EXCERPTED DATA:
▽
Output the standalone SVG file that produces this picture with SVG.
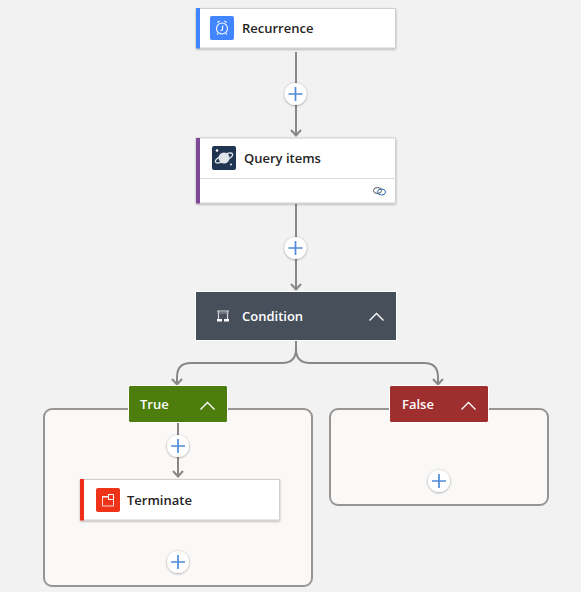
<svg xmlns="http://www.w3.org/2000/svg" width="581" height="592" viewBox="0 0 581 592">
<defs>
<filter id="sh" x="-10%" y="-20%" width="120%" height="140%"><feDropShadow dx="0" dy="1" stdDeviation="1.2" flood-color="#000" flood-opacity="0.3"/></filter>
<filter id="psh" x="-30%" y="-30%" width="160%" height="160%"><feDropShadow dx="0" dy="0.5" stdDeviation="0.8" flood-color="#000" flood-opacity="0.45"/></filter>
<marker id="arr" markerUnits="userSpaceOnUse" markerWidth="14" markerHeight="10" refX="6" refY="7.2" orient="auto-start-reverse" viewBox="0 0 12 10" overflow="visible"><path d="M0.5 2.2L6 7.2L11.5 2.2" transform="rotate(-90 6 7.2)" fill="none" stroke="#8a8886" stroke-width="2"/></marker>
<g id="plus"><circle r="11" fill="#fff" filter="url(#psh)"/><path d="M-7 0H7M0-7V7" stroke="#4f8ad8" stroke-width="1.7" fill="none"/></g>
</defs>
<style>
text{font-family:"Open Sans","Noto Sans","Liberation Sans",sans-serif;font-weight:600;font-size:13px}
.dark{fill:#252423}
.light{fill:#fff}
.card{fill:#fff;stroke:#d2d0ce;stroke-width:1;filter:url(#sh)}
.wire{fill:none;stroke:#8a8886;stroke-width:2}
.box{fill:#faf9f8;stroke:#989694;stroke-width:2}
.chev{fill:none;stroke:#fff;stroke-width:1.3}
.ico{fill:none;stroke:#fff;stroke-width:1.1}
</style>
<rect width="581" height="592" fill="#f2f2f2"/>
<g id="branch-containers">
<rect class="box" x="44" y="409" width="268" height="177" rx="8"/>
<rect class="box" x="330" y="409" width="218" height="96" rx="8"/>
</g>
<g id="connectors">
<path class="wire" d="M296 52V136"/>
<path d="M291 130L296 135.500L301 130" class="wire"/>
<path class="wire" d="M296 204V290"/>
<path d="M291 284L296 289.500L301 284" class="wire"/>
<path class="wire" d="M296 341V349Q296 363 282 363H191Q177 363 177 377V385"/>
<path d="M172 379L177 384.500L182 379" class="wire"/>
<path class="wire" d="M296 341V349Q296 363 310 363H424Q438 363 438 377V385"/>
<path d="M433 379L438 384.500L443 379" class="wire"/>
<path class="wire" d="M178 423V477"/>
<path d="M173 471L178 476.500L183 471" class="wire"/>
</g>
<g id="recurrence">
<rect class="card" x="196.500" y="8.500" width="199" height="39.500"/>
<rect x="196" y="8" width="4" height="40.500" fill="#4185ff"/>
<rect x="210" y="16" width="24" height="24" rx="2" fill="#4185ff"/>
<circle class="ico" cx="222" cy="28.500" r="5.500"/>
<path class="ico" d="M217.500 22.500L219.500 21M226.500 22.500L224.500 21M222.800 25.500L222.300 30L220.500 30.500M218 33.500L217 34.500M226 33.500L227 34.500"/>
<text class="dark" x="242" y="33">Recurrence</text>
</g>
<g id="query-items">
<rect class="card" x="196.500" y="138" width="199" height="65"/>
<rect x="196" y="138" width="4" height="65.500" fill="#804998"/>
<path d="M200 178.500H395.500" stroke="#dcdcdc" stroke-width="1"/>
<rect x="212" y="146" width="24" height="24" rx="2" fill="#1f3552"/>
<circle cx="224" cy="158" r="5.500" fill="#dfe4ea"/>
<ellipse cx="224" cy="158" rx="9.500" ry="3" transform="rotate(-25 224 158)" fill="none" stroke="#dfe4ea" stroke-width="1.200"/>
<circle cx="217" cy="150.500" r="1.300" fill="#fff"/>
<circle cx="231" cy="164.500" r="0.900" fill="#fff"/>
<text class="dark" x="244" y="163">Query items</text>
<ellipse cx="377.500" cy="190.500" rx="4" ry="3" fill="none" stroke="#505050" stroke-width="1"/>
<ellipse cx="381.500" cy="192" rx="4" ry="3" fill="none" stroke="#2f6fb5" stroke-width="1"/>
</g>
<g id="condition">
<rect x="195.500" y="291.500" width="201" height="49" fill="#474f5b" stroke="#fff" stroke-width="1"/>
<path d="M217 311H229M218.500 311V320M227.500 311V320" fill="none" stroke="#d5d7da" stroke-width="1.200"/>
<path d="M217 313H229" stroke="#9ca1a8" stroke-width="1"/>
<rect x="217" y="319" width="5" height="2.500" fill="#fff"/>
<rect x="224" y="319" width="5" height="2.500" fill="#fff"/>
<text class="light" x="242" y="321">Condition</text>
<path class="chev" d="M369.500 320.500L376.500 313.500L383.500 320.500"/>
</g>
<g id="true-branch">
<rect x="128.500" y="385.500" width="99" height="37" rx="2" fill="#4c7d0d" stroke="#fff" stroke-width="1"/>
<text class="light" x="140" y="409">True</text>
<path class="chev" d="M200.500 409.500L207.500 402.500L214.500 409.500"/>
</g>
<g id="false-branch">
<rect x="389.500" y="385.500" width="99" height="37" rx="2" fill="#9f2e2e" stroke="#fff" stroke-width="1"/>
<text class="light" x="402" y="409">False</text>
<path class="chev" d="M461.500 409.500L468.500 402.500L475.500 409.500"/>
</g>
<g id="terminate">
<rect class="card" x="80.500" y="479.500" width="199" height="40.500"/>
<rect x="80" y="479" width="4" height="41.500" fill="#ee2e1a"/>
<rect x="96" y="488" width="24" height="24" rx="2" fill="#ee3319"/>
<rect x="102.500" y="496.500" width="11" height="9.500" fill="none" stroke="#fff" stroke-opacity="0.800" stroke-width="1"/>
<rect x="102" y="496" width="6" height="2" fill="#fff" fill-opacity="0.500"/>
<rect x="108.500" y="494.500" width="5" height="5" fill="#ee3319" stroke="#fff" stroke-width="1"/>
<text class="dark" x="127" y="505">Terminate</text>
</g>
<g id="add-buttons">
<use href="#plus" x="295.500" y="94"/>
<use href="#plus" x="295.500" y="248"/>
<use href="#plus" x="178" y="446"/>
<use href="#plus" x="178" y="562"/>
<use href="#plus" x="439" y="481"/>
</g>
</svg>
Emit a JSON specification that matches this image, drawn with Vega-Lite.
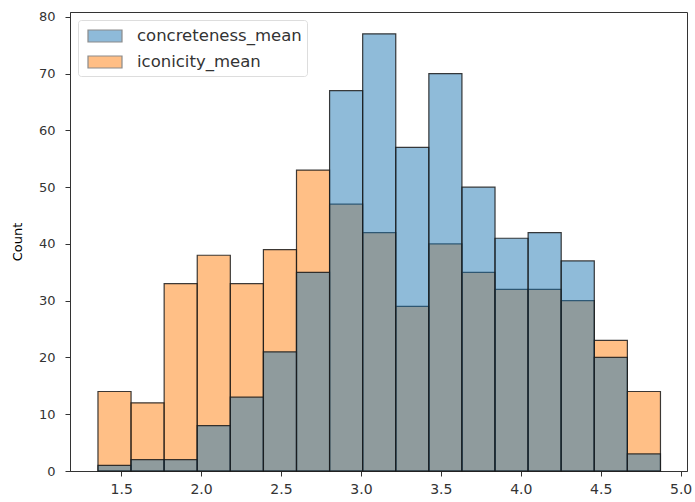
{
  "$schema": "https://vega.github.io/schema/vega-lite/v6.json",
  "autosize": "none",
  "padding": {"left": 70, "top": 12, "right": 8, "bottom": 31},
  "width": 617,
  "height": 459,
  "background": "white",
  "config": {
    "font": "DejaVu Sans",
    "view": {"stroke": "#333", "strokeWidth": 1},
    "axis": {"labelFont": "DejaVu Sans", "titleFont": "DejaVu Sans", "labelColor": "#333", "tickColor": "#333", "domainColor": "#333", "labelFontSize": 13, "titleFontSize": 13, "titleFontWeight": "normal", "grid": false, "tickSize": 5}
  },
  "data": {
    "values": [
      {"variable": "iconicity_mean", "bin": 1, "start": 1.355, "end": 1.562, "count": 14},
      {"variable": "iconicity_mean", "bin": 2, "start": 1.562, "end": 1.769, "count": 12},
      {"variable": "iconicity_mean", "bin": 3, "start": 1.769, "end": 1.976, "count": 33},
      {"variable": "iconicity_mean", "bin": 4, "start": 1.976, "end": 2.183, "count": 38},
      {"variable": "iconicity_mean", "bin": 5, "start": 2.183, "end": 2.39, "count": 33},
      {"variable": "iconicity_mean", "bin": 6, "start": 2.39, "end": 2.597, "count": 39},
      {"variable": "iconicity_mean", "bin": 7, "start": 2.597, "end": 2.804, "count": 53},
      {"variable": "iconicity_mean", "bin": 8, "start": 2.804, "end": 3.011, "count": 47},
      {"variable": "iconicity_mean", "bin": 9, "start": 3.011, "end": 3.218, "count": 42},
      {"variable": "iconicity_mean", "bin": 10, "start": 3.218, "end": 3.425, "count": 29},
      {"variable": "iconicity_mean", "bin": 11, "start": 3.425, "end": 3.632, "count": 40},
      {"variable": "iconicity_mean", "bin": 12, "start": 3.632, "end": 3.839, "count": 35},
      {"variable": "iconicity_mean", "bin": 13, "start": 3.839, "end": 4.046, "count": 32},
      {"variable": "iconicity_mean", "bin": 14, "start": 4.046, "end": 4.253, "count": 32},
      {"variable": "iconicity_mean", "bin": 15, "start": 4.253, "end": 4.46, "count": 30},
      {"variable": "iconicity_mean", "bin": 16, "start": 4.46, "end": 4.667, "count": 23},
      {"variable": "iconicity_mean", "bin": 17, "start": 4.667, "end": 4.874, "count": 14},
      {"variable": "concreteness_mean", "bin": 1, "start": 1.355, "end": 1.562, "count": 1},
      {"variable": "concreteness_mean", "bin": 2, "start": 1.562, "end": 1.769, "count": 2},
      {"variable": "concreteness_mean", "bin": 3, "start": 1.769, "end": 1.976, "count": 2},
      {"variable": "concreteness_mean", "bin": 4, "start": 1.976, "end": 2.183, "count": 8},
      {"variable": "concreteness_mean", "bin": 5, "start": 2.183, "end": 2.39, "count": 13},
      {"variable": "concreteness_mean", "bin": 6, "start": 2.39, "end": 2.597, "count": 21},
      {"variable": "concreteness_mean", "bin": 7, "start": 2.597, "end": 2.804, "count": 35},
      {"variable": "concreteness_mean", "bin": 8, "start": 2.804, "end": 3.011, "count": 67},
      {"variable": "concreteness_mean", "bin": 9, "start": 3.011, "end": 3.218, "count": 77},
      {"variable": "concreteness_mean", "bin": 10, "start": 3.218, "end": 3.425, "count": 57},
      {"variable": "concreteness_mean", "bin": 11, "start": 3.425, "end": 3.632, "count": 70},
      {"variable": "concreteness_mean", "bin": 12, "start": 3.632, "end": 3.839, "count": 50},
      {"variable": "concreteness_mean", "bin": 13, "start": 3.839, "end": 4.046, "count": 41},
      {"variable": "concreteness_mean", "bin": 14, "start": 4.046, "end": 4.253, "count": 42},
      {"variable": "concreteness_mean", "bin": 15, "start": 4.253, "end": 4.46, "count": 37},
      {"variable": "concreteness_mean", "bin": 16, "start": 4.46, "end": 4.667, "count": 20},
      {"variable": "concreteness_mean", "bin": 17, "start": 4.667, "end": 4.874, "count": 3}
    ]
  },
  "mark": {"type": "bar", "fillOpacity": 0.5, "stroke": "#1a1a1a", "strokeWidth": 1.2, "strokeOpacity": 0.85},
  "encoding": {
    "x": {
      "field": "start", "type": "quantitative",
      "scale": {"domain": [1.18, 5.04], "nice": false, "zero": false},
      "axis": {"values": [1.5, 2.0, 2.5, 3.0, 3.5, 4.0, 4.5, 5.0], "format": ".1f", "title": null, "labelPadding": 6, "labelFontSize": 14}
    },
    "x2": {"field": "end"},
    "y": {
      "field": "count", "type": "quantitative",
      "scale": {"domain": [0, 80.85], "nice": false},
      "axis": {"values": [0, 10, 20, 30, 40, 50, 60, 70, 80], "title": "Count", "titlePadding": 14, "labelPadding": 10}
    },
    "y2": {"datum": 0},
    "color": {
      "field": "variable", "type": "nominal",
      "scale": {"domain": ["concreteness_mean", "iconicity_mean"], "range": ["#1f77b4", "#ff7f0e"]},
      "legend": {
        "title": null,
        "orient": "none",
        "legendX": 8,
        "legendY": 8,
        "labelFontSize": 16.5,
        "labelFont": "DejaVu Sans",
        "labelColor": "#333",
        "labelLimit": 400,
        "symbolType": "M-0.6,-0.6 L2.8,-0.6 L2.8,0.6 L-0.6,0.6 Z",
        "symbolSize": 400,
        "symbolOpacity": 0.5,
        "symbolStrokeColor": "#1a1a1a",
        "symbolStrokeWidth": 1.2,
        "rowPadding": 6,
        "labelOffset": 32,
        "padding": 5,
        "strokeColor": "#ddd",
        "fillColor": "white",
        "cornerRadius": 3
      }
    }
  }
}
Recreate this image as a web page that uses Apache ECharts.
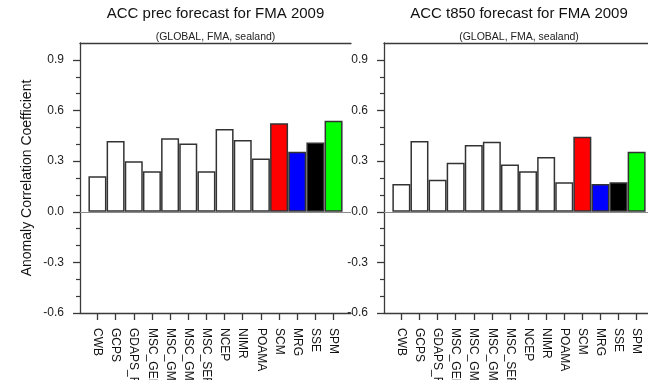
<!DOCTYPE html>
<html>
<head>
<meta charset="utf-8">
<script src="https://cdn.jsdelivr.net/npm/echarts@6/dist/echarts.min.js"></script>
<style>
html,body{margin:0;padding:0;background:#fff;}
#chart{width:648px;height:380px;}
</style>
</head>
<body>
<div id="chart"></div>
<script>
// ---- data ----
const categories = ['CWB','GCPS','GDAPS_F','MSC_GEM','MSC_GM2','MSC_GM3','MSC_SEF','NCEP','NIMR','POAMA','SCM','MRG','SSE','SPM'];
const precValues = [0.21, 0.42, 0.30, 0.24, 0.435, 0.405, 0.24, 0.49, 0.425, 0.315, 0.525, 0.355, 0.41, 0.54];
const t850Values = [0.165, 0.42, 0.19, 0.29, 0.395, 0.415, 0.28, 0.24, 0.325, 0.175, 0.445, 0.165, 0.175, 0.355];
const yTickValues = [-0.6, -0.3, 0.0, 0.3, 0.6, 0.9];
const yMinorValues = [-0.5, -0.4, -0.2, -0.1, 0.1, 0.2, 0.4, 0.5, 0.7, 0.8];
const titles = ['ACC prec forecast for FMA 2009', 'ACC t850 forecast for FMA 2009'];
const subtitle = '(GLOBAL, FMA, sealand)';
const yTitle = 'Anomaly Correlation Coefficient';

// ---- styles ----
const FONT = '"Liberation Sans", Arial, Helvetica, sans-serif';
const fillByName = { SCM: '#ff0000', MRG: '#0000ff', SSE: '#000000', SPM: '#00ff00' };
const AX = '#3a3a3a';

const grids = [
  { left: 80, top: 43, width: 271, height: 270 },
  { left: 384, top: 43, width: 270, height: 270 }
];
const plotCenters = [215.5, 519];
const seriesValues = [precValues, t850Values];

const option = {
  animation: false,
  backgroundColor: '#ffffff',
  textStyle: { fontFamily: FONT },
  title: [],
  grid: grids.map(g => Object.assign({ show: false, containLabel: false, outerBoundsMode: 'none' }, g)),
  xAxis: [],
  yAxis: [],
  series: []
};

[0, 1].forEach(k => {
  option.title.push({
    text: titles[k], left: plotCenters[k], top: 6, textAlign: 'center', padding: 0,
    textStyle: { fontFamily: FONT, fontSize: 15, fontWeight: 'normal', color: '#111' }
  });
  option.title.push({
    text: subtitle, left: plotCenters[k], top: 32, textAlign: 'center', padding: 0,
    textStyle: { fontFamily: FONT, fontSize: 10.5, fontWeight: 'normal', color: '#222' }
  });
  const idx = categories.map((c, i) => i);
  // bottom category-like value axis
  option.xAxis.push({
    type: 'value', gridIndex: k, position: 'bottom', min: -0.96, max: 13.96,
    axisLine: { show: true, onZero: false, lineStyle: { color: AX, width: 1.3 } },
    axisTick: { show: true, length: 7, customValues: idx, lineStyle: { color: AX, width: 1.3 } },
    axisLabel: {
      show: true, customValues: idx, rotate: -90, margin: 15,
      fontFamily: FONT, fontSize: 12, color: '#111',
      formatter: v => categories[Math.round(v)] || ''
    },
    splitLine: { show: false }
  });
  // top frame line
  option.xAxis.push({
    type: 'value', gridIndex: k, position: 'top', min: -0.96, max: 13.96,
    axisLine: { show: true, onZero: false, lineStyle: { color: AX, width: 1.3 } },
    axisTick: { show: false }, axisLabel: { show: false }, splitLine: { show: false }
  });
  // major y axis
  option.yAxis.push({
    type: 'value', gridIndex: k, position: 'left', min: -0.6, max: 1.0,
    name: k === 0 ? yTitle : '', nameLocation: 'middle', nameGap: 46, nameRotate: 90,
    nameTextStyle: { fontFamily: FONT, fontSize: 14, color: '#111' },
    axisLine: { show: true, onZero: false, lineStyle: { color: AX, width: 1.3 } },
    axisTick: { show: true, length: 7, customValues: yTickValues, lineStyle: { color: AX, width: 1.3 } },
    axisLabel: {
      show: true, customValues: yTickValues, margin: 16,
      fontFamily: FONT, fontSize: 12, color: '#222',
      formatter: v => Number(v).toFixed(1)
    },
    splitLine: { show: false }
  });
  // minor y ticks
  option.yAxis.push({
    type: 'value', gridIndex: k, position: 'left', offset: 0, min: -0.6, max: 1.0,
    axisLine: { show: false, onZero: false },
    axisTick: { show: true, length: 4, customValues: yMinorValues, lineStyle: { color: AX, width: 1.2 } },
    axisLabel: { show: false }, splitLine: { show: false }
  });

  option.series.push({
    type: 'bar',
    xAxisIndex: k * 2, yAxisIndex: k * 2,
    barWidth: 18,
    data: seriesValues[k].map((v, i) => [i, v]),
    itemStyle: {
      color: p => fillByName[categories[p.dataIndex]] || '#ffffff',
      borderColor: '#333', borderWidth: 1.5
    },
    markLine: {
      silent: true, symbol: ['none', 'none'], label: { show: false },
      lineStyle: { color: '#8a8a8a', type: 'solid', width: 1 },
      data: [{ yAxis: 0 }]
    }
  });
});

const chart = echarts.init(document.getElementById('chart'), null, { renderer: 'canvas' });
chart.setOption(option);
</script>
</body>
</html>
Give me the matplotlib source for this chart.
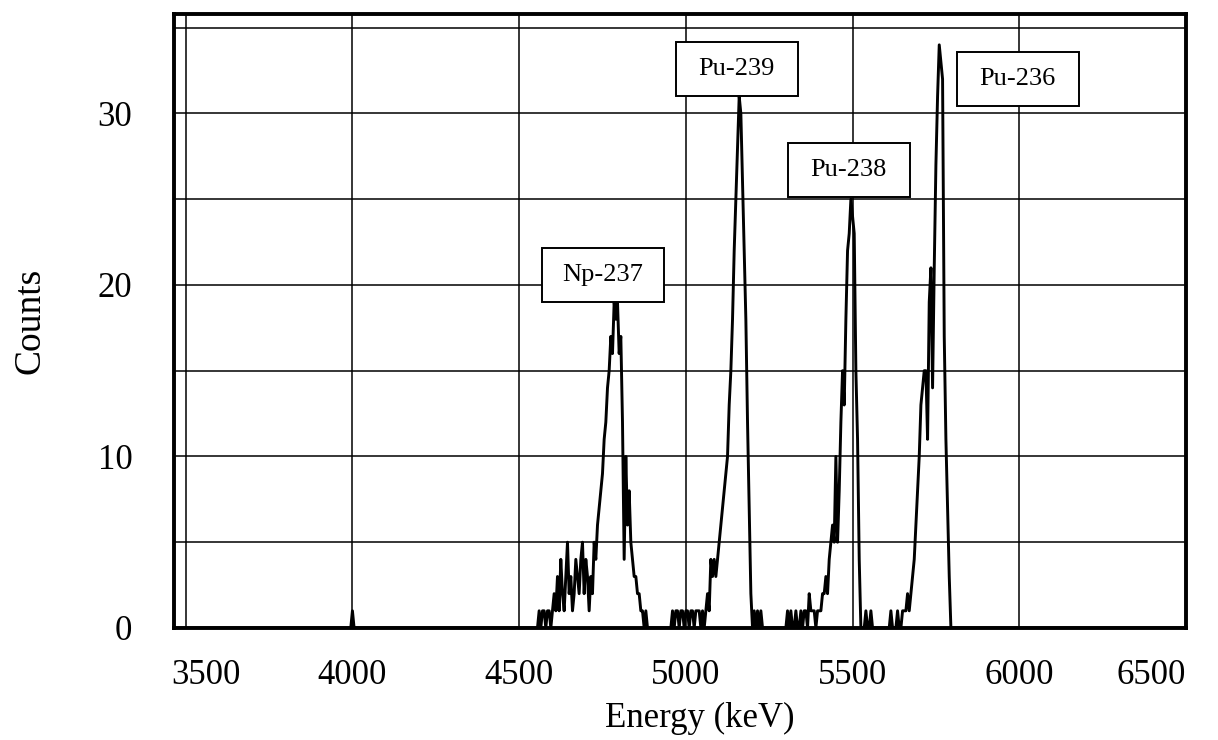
△
EXERCISE OBJECTIVE: Only a number is wanted: how many lines of the material above hold "that"?

FINAL RESULT: 3